Paralyzed by Hope: The Maria Bamford Story, Neil Berkeley Interview
Neil, you have documented eccentric and brilliant artists in the past: how did you have to adapt your visual language to translate Maria's inner “voices” and fragmented psyche onto the screen without being didactic?
Collaborating on the direction with Judd Apatow, how did you balance the instinct of the “storyteller” with the documentary need to remain faithful to the naked truth?
I think the two go hand in hand. We always want to be truthful in our storytelling but we're also fully aware that we're whittling a person's life down to ninety minutes so it's never truly objective. That said, the moments, both tragic and successful, did end up fitting nicely onto a timeline. Not that anyone's life is ever lived in any sort of framework but I think we ended up with a movie that tells her story in honest way but also holds an audience attention as we move through the storytelling beats of her life...and our movie.

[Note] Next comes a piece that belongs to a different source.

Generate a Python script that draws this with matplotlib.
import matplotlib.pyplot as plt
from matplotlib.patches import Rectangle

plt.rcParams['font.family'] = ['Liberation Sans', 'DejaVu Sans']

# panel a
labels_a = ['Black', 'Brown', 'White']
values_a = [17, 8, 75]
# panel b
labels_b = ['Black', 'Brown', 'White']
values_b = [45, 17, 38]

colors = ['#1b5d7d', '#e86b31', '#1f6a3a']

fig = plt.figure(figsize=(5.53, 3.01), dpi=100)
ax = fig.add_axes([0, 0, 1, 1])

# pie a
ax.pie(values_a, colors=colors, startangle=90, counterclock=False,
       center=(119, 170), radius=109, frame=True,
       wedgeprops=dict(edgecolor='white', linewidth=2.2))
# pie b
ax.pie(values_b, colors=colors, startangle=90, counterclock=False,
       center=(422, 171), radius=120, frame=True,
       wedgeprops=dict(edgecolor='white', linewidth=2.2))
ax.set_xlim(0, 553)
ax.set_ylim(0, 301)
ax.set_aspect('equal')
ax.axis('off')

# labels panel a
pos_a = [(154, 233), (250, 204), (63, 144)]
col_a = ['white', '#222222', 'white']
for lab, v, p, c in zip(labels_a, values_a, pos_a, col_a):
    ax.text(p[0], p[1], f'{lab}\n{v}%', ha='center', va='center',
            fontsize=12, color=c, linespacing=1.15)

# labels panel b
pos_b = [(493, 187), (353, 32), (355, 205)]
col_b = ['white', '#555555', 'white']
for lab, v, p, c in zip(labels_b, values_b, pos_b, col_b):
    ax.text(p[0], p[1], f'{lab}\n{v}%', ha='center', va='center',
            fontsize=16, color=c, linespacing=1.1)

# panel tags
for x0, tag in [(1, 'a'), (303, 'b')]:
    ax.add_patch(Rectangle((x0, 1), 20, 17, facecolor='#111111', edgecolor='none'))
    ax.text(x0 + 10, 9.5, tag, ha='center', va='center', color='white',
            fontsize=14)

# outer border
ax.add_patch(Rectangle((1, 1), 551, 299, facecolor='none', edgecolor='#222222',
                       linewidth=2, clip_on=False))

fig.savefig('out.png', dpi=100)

The film makes use of family archives and unpublished private videos: how did the discovery of these childhood films change the direction of the documentary, and how did they influence the structure of the final edit?

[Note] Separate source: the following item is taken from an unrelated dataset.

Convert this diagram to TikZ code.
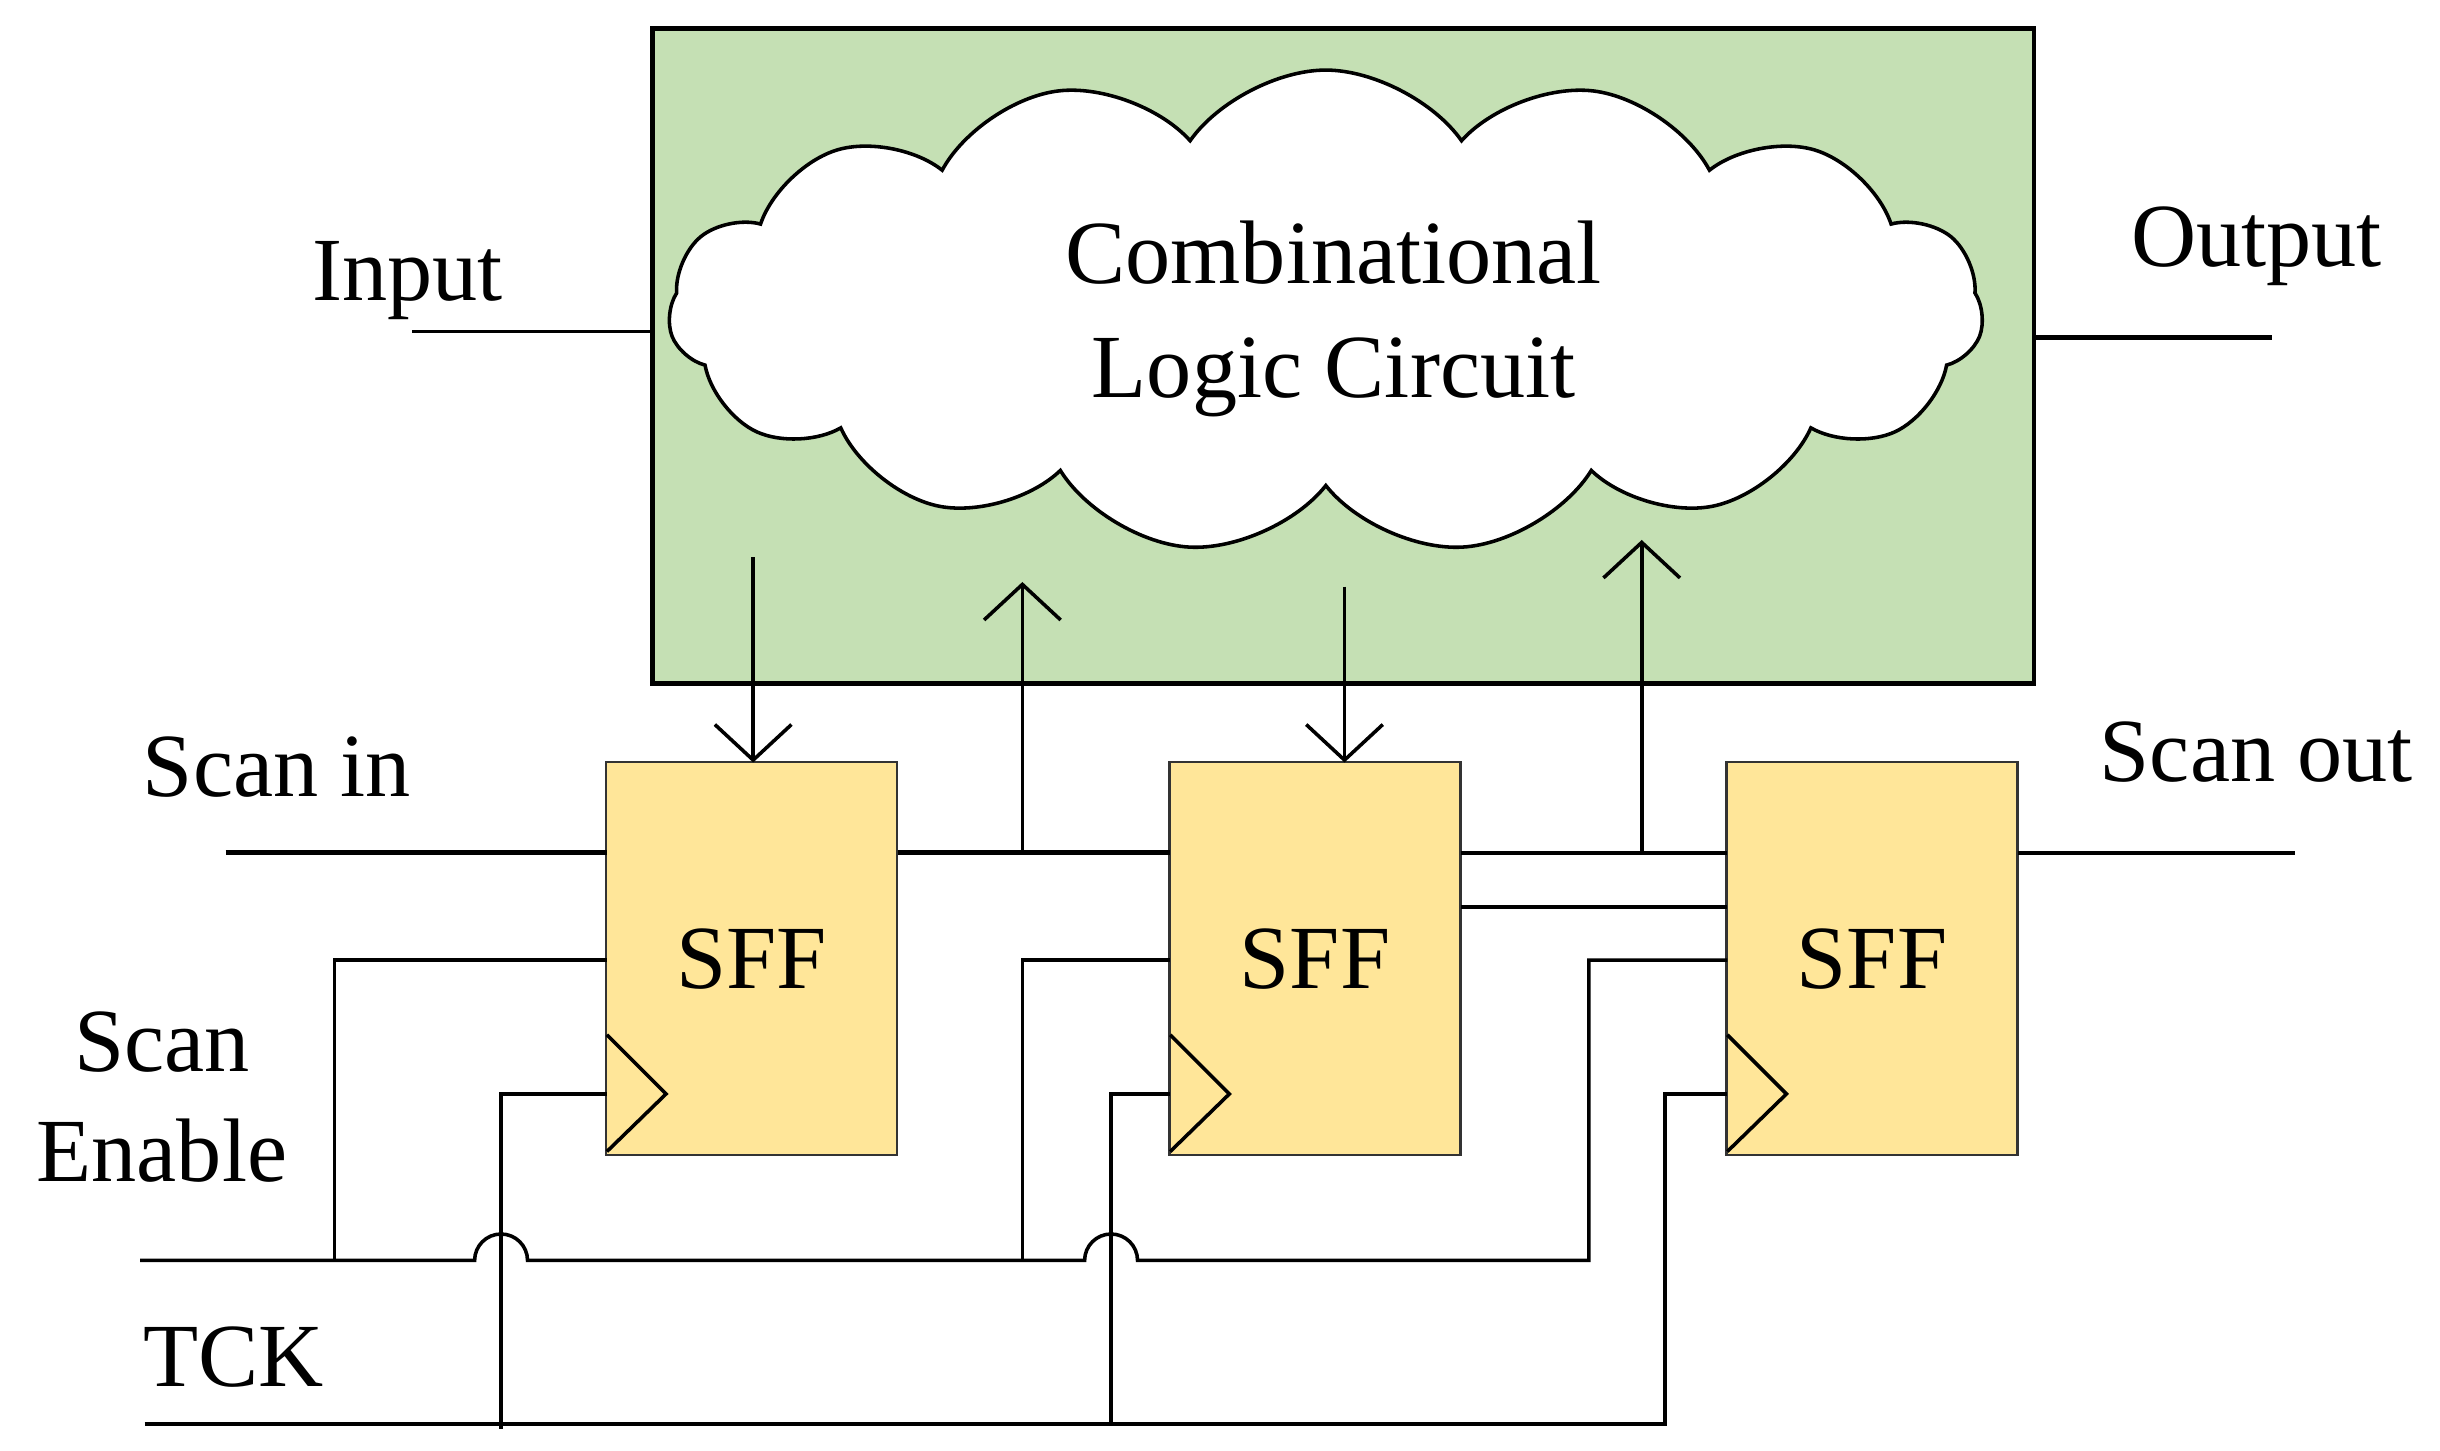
\documentclass[tikz,border=0pt]{standalone}
\usepackage{fontspec}
\setmainfont{Liberation Serif}
\usetikzlibrary{shapes.symbols,arrows.meta}
\definecolor{gbox}{HTML}{C5E0B4}
\definecolor{ybox}{HTML}{FFE699}
\begin{document}
\begin{tikzpicture}[x=0.02cm,y=-0.02cm,line width=1.3pt,
  lbl/.style={font=\fontsize{33}{38}\selectfont,align=center},
  sff/.style={draw=black!80,line width=0.8pt,fill=ybox,minimum width=3.74cm,minimum height=5.06cm,font=\fontsize{33}{38}\selectfont,text depth=0pt},
  tip/.style={-{Straight Barb[length=13pt,width=28pt,line width=1.3pt]}}]
\useasboundingbox (0,0) rectangle (1568,932);
\node[draw,line width=1.5pt,fill=gbox,minimum width=17.76cm,minimum height=8.42cm,anchor=north west] (box) at (418,17) {};
\node[cloud,cloud puffs=15,cloud puff arc=110,aspect=2.7,draw,fill=white,minimum width=16.9cm,minimum height=6.2cm,line width=1.3pt] (cloud) at (852,200) {};
\node[lbl,font=\fontsize{33}{42}\selectfont] (clt) at (857,205) {Combinational\\Logic Circuit};
\node[lbl] (inl) at (262,180) {Input};
\node[lbl] (outl) at (1450,158) {Output};
\node[lbl] (sil) at (178,493) {Scan in};
\node[lbl] (sol) at (1450,483) {Scan out};
\node[lbl,font=\fontsize{33}{40}\selectfont] (sel) at (104,705) {Scan\\Enable};
\node[lbl] (tck) at (150,872) {TCK};
\node[sff] (f1) at (483,616) {SFF};
\node[sff] (f2) at (845,616) {SFF};
\node[sff] (f3) at (1203,616) {SFF};
\foreach \f/\x in {f1/390,f2/752,f3/1110}{
  \draw[line width=1.3pt] (\x,665) -- (\x+38,703) -- (\x,740);
}
\coordinate (i0) at (265,213);
\draw (i0) -- (418,213);
\coordinate (o1) at (1460,217);
\draw[line width=2pt] (1306,217) -- (o1);
\coordinate (s0) at (145,548);
\draw[line width=2pt] (s0) -- (390,548);
\draw[line width=2pt] (577,548) -- (752,548);
\draw (939,548) -- (1110,548);
\draw (939,583) -- (1110,583);
\coordinate (s9) at (1475,548);
\draw (1297,548) -- (s9);
\draw[tip] (484,358) -- (484,490);
\draw[tip] (864,377) -- (864,490);
\draw[tip] (657,548) -- (657,374);
\draw[tip] (1055,548) -- (1055,347);
% scan enable
\draw (90,810) -- (305,810) arc[start angle=180,end angle=360,radius=17] -- (697,810) arc[start angle=180,end angle=360,radius=17] -- (1021,810) -- (1021,617) -- (1110,617);
\draw (215,810) -- (215,617) -- (390,617);
\draw (657,810) -- (657,617) -- (752,617);
% TCK
\draw (93,915) -- (1070,915) -- (1070,703) -- (1110,703);
\draw (322,918) -- (322,703) -- (390,703);
\draw (714,915) -- (714,703) -- (752,703);
\end{tikzpicture}
\end{document}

Any time a subject shows up with a box of old photos and videos you get very, very excited. If anything, this material allows us to live in certain moments of her life for a longer period of time and offer the audience a real arc in the subject's story. It also let us explore characters, like her Mother, in a deeper, more meaningful and more visual way. As far as Maria's other archive, having these allowed us to make the movie feel more like her. Rather than cutting to a talking head all the time we were able to use videos she had made and work she had created to move us through the film.
“Paralyzed by Hope” is a title that evokes strong emotional tension: from a directorial point of view, how did you manage the delicate balance between the darkness of Maria's moments of crisis and the surreal lightness of her comedy?
For us, that balance was always front and center in our storytelling. Maria's material has always been very personal so we knew we'd be able to tell her story from the stage. In fact, there's a version of this movie that is all material she delivered in front of an audience. But with comedy there's always some liberties taken with a story and levity added by delivering a punchline. Luckily for us, Maria was very open in her interviews so having the jokes followed by a very raw telling of the actual stories was incredibly impactful.
After spending so much time in close contact with Maria's world, what do you hope the audience will understand about her that doesn't necessarily come across in her stand-up specials or television performances?
I hope they realize that Maria is someone that has found the thing they are meant to do on this earth and, while she's certainly not finished figuring things out, she's always trying to find a way to stay healthy and sane. The unsaid moral to this story is that we're all a little messed up and we're all going through it, regardless of how things may seem or how successful we are. I think the fact that Maria turns her experiences into material is proof that we're not alone and that yes we can laugh at these things...and we can help each other get through them.